Best Practices for Using a Balance Transfer Card

To get the most benefit from a balance transfer credit card, approach it with discipline and clear rules.

  • Create a payoff schedule: Decide exactly how much you will pay each month.
  • Avoid new purchases: New spending can complicate repayment and may not receive the same promotional APR.
  • Keep old accounts under control: Do not run up balances again after transferring debt away.
  • Set payment reminders: Missing a payment can jeopardize the promotion and damage your credit.
  • Track the promotion end date: Know when the regular APR begins, and plan ahead.
  • Review statements monthly: Confirm payments, fees, and interest charges are accurate.

A balance transfer works best when it is part of a larger commitment to reduce debt and improve cash flow. If spending habits do not change, the transfer may only delay the problem.

Alternatives to Balance Transfer Credit Cards

Although balance transfer cards can be effective, they are not the only way to address credit card debt.
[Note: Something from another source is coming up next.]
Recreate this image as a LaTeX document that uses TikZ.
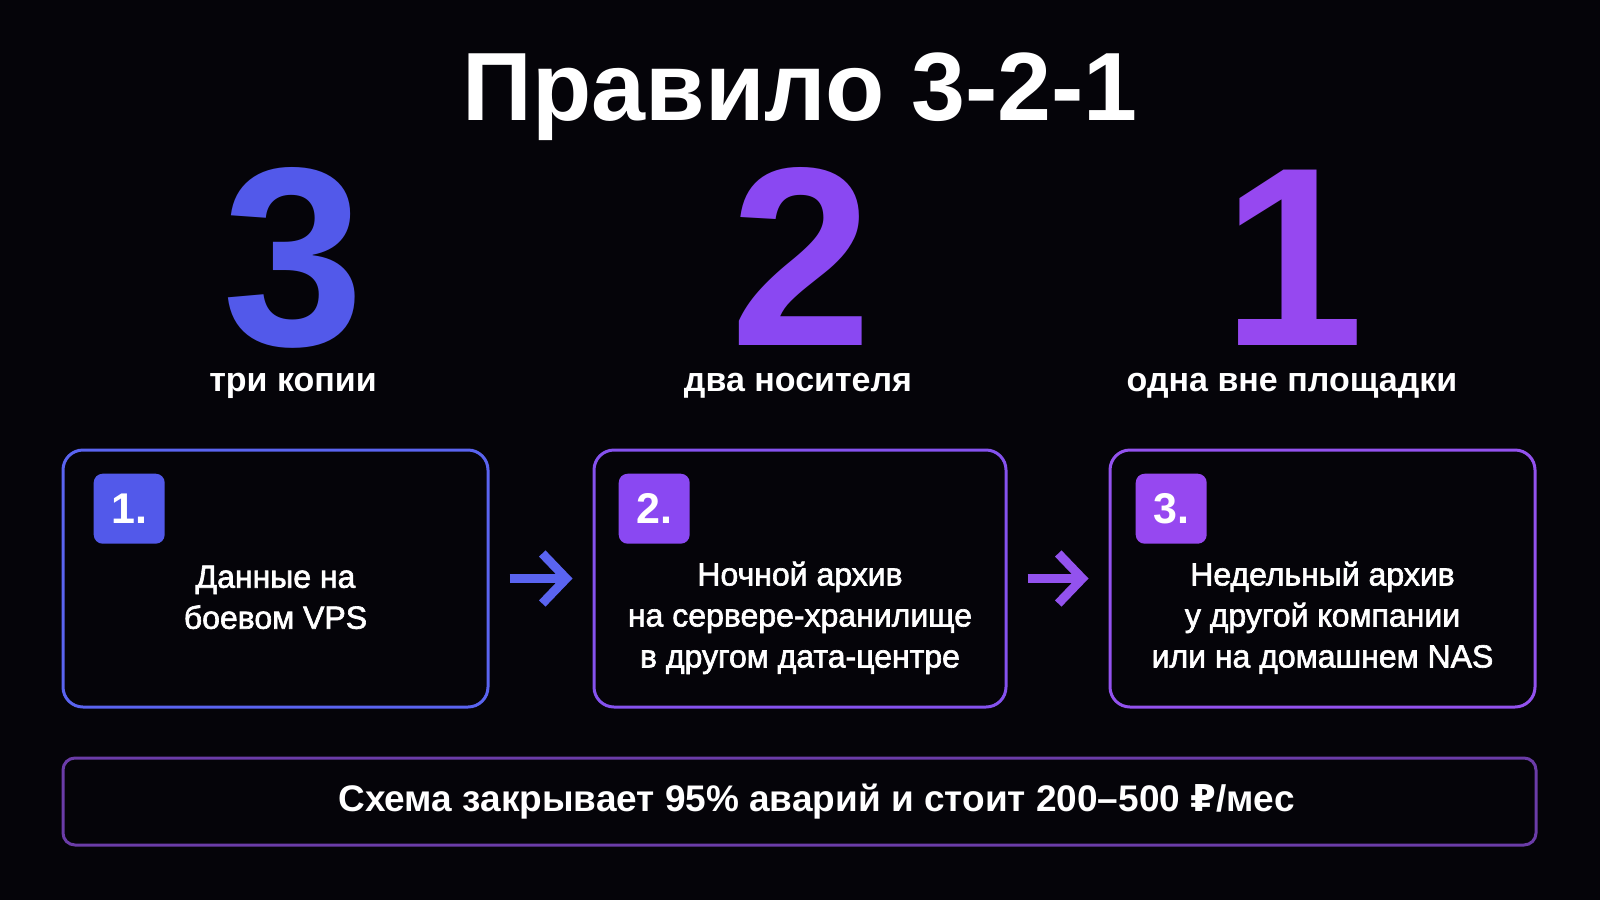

Depending on your financial situation, other options may be worth considering.

  • Debt avalanche method: Focus extra payments on the debt with the highest interest rate first, while making minimum payments on the others.
  • Debt snowball method: Pay off the smallest balance first to build motivation, then move to the next smallest.
  • Personal loan: A fixed-rate debt consolidation loan may provide predictable payments and a clear payoff date.
  • Credit counseling: A reputable nonprofit credit counselor may help create a debt management plan.
  • Budget restructuring: Reducing expenses or increasing income can free up money for faster repayment.

The right choice depends on your creditworthiness, income, total debt, and ability to manage payments. If you are unsure, seeking guidance from a qualified financial counselor can be a prudent step.

Final Thoughts

A balance transfer credit card can be a practical way to save on interest and accelerate debt repayment. Its value comes from replacing high interest with a temporary low or 0% APR, giving you time to pay down the balance more efficiently. However, the strategy requires careful attention to fees, deadlines, credit limits, and repayment discipline.

Before applying, calculate the true cost, compare offers, and confirm that you can make the monthly payments needed to eliminate or significantly reduce the balance during the promotional period. Most importantly, avoid taking on new debt while you repay the transferred amount. Used responsibly, a balance transfer card can be a serious and effective financial tool for regaining control over credit card debt.